• **Exercise brief**: Take the lines from the head of the listing through the one bearing "plt.rcParams['font.family'] = ['DejaVu Sans']" and copy them exactly, leaving every picture out.

== Data block

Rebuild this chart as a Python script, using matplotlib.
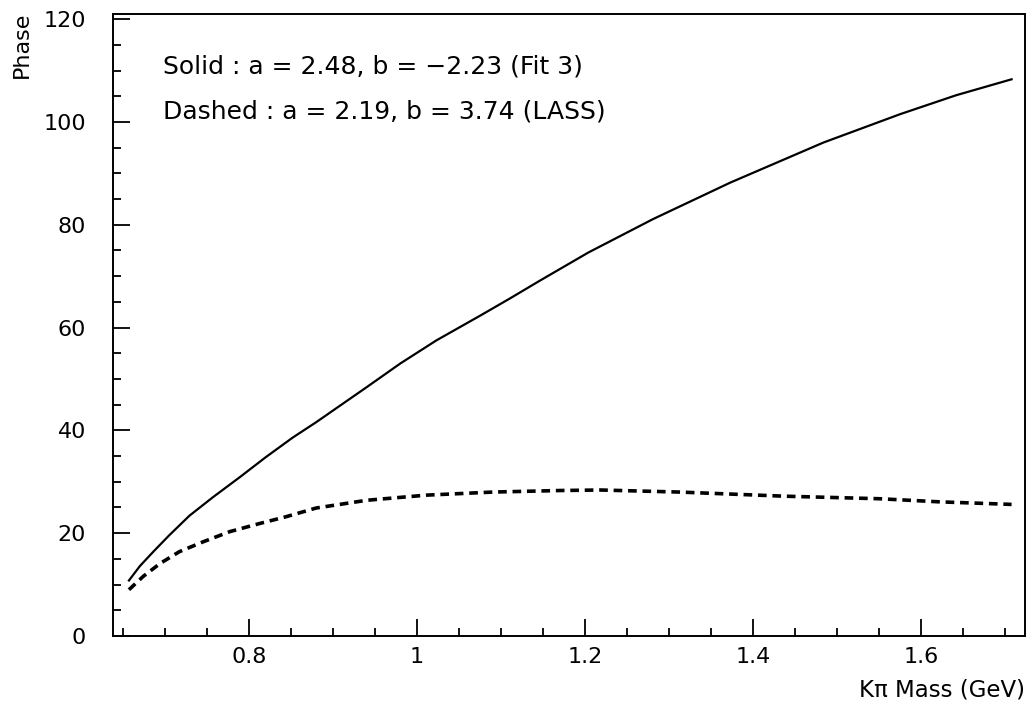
import matplotlib
matplotlib.use("Agg")
import matplotlib.pyplot as plt
from matplotlib.ticker import MultipleLocator, FuncFormatter

plt.rcParams['font.family'] = ['DejaVu Sans']

# Solid curve (Fit 3): a = 2.48, b = -2.23
solid_mass = [0.657, 0.670, 0.686, 0.705, 0.729, 0.757, 0.789, 0.820, 0.852,
              0.880, 0.940, 0.980, 1.023, 1.075, 1.111, 1.146, 1.204, 1.281,
              1.373, 1.484, 1.575, 1.642, 1.708]
solid_phase = [10.8, 13.6, 16.4, 19.6, 23.4, 27.0, 30.9, 34.8, 38.6,
               41.6, 48.4, 53.0, 57.5, 62.3, 65.7, 69.1, 74.6, 81.1,
               88.2, 96.0, 101.5, 105.2, 108.3]

# Dashed curve (LASS): a = 2.19, b = 3.74
dashed_mass = [0.657, 0.674, 0.694, 0.717, 0.745, 0.777, 0.813, 0.844, 0.880,
               0.940, 1.011, 1.090, 1.170, 1.218, 1.313, 1.437, 1.551, 1.622,
               1.708]
dashed_phase = [9.0, 11.6, 14.1, 16.4, 18.3, 20.3, 21.9, 23.2, 24.9,
                26.4, 27.4, 28.0, 28.3, 28.4, 28.0, 27.2, 26.7, 26.1,
                25.6]

x_ticks = [0.8, 1.0, 1.2, 1.4, 1.6]
y_ticks = [0, 20, 40, 60, 80, 100, 120]

fig = plt.figure(figsize=(10.31, 7.08), dpi=100)
ax = fig.add_axes([0.1096, 0.1017, 0.8846, 0.8785])

ax.plot(solid_mass, solid_phase, color='black', lw=1.6, solid_joinstyle='round')
ax.plot(dashed_mass, dashed_phase, color='black', lw=2.6, linestyle=(0, (2.4, 1.6)))

ax.set_xlim(0.638, 1.724)
ax.set_ylim(0, 121)

ax.set_xticks(x_ticks)
ax.set_yticks(y_ticks)
ax.xaxis.set_minor_locator(MultipleLocator(0.05))
ax.yaxis.set_minor_locator(MultipleLocator(5))

def fmt(v, pos):
    return f"{v:.1f}".rstrip('0').rstrip('.')
ax.xaxis.set_major_formatter(FuncFormatter(fmt))

ax.tick_params(which='both', direction='in', top=False, right=False, width=1.3, labelsize=16)
ax.tick_params(which='major', length=12)
ax.tick_params(which='minor', length=6)
ax.tick_params(axis='y', pad=19.5)
ax.tick_params(axis='x', pad=8)

for sp in ax.spines.values():
    sp.set_linewidth(1.4)

ax.text(0.0548, 0.905, "Solid : a = 2.48, b = \u22122.23 (Fit 3)", transform=ax.transAxes,
        fontsize=18, va='baseline', ha='left')
ax.text(0.0548, 0.832, "Dashed : a = 2.19, b = 3.74 (LASS)", transform=ax.transAxes,
        fontsize=18, va='baseline', ha='left')

fig.text(0.021, 0.984, "Phase", rotation=90, ha='center', va='top', fontsize=16)
fig.text(0.994, 0.025, "K\u03c0 Mass (GeV)", ha='right', va='center', fontsize=16.5)

fig.savefig("out.png", dpi=100)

====

• **Solution for this task**:
Rebuild this chart as a Python script, using matplotlib.
import matplotlib
matplotlib.use("Agg")
import matplotlib.pyplot as plt
from matplotlib.ticker import MultipleLocator, FuncFormatter

plt.rcParams['font.family'] = ['DejaVu Sans']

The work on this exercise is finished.